**Task directions:** Starting at the first line of the entries, extract each line up to and including the one that contains "5.4, 2.8, 1.7];", but leave out the pictures.

[Records with drawing code]
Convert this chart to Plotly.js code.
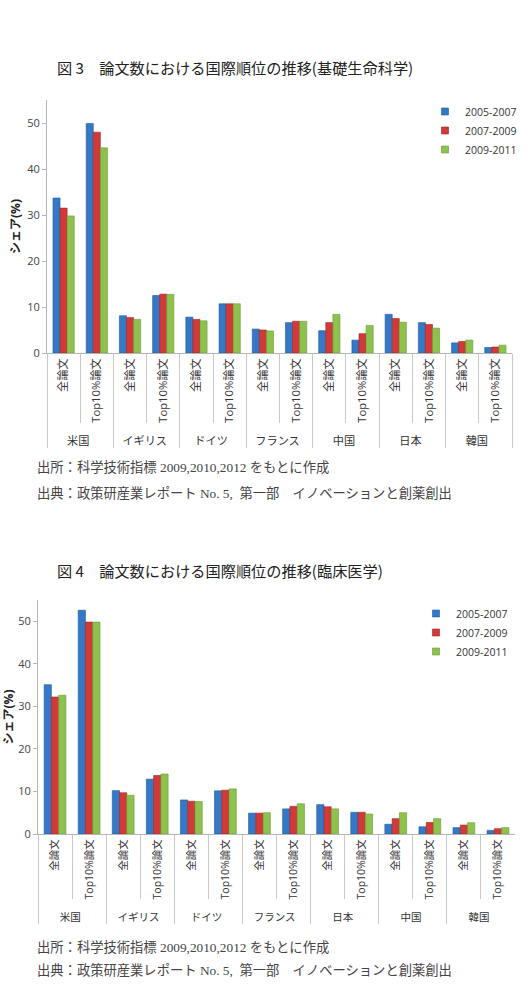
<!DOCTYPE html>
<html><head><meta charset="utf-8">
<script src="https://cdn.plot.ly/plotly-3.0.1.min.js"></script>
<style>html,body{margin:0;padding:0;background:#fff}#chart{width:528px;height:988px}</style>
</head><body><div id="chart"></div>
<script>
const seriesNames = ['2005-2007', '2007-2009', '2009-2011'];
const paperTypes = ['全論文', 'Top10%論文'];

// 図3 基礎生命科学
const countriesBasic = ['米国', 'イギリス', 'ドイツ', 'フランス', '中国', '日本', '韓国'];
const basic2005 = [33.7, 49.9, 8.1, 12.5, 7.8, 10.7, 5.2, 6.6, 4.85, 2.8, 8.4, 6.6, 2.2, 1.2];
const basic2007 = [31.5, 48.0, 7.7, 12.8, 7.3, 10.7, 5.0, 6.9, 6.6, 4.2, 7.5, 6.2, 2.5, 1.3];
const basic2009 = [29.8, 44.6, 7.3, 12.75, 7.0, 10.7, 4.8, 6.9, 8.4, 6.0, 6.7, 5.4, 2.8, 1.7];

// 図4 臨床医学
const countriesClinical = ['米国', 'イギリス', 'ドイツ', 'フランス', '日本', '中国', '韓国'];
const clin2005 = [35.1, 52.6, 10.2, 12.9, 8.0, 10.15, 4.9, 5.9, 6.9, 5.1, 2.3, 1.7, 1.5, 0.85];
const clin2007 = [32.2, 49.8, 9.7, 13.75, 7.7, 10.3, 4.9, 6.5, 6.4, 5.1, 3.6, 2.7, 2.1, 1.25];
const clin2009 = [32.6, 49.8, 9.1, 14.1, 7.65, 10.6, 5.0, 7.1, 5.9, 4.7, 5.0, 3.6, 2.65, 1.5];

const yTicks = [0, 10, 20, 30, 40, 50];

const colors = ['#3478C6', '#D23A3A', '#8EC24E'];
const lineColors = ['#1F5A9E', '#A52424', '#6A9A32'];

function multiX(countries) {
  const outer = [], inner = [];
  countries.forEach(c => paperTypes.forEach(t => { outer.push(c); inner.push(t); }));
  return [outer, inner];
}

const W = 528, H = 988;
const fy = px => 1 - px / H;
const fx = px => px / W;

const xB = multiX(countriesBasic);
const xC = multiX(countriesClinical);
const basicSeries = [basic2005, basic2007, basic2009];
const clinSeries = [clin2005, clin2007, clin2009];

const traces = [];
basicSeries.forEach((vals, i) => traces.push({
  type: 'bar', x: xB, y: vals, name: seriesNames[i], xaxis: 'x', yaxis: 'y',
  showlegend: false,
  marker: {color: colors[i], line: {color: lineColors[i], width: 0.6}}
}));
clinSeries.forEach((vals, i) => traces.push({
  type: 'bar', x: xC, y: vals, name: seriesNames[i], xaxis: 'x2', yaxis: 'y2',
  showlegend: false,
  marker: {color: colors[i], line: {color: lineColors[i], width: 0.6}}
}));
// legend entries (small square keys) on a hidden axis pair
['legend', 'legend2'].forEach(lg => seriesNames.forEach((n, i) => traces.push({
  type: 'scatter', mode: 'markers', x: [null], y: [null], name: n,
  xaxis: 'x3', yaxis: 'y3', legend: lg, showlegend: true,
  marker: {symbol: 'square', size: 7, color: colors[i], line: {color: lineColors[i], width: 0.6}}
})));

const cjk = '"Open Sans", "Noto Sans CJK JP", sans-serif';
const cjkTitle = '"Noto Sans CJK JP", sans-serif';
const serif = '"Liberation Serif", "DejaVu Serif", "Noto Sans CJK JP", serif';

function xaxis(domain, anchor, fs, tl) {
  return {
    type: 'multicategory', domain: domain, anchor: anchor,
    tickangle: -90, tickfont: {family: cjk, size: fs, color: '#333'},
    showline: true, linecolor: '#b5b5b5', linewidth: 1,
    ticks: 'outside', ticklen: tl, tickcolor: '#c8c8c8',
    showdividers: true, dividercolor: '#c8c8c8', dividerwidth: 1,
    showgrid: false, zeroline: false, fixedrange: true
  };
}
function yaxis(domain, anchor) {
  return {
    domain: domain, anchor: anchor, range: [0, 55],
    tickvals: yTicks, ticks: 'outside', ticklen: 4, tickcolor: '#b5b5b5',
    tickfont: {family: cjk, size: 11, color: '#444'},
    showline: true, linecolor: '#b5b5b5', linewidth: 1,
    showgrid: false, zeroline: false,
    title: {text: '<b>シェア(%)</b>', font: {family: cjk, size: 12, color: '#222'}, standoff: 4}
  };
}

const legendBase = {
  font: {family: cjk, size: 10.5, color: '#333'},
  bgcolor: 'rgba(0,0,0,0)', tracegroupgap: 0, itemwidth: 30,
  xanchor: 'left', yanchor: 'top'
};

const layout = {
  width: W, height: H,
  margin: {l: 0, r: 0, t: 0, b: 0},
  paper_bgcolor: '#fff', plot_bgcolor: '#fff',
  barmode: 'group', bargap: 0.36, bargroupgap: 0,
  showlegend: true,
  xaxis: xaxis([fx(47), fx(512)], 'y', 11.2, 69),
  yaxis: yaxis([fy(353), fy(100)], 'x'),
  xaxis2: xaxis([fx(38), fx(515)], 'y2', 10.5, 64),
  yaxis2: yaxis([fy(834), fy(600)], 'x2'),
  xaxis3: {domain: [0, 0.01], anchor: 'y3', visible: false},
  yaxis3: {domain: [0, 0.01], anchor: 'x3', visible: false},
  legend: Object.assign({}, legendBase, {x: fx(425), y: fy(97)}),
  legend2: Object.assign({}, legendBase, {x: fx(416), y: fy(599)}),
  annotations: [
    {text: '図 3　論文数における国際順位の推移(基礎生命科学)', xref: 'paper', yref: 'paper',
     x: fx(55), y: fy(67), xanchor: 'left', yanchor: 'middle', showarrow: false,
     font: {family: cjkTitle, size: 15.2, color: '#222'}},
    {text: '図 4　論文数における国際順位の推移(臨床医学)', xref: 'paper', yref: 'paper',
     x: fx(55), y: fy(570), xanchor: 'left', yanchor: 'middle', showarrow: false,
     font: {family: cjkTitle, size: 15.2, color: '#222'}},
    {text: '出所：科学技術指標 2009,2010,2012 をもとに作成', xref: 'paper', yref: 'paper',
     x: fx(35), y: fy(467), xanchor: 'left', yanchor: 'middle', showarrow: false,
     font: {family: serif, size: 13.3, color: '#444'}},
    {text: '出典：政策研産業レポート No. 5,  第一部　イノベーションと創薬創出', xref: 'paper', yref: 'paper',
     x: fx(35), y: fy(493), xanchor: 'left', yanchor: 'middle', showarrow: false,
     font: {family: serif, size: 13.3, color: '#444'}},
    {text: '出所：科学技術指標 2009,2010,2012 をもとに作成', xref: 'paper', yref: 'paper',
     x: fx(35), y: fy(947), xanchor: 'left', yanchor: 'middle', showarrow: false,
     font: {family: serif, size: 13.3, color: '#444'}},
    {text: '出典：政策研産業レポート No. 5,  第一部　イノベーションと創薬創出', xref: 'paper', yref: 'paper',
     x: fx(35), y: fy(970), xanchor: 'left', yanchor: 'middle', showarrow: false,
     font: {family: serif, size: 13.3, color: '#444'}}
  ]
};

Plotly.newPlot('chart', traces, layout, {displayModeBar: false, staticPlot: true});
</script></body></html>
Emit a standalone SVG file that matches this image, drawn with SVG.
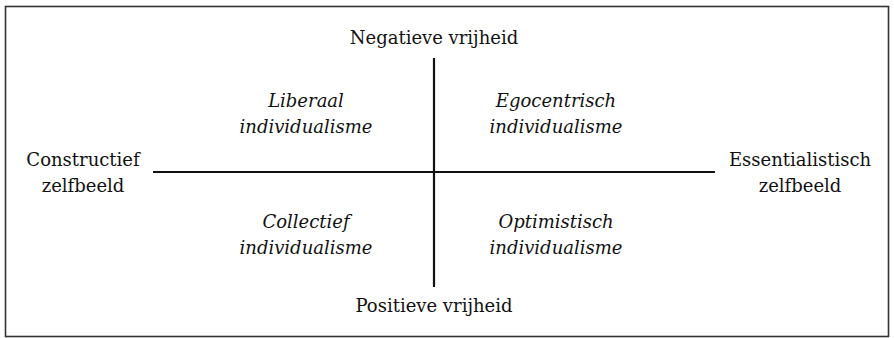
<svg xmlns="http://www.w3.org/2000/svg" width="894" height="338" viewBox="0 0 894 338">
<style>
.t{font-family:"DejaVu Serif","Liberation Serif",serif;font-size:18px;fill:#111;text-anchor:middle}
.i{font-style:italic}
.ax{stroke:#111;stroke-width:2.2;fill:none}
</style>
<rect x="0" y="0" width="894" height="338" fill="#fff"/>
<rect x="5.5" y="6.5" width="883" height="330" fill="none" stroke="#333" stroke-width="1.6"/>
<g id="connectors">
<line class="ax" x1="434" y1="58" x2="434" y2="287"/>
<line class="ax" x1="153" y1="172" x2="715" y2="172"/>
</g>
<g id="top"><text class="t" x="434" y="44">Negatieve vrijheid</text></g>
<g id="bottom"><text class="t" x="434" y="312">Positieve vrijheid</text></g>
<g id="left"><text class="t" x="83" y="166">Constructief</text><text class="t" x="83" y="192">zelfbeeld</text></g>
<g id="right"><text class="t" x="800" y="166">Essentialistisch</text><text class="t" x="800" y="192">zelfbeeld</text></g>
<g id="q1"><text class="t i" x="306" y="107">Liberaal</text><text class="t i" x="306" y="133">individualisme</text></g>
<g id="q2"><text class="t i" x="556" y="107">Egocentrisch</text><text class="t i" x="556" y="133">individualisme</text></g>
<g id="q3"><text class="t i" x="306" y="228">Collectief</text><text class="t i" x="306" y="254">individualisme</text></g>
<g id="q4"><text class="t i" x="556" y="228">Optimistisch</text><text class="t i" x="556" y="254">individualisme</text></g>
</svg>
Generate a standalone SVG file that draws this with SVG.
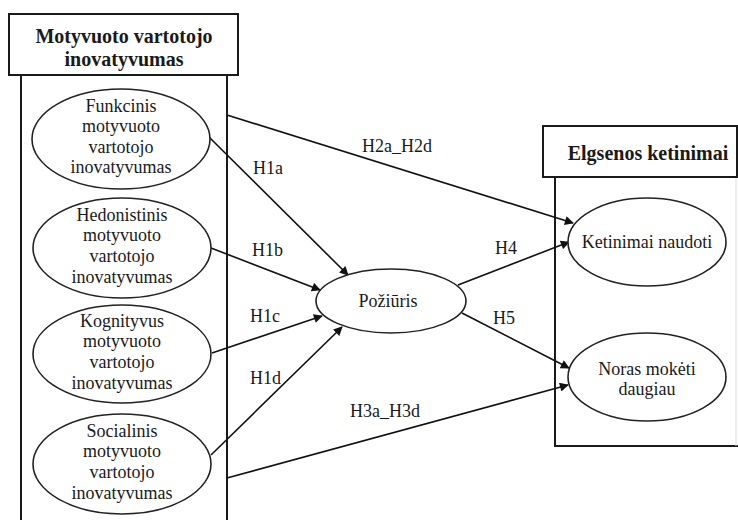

**Solution to the exercise:**
Convert this chart to Plotly.js code.
<!DOCTYPE html>
<html><head><meta charset="utf-8">
<script src="https://cdn.plot.ly/plotly-3.0.1.min.js"></script>
<style>html,body{margin:0;padding:0;background:#fff}#chart{width:528px;height:988px}</style>
</head><body><div id="chart"></div>
<script>
const seriesNames = ['2005-2007', '2007-2009', '2009-2011'];
const paperTypes = ['全論文', 'Top10%論文'];

// 図3 基礎生命科学
const countriesBasic = ['米国', 'イギリス', 'ドイツ', 'フランス', '中国', '日本', '韓国'];
const basic2005 = [33.7, 49.9, 8.1, 12.5, 7.8, 10.7, 5.2, 6.6, 4.85, 2.8, 8.4, 6.6, 2.2, 1.2];
const basic2007 = [31.5, 48.0, 7.7, 12.8, 7.3, 10.7, 5.0, 6.9, 6.6, 4.2, 7.5, 6.2, 2.5, 1.3];
const basic2009 = [29.8, 44.6, 7.3, 12.75, 7.0, 10.7, 4.8, 6.9, 8.4, 6.0, 6.7, 5.4, 2.8, 1.7];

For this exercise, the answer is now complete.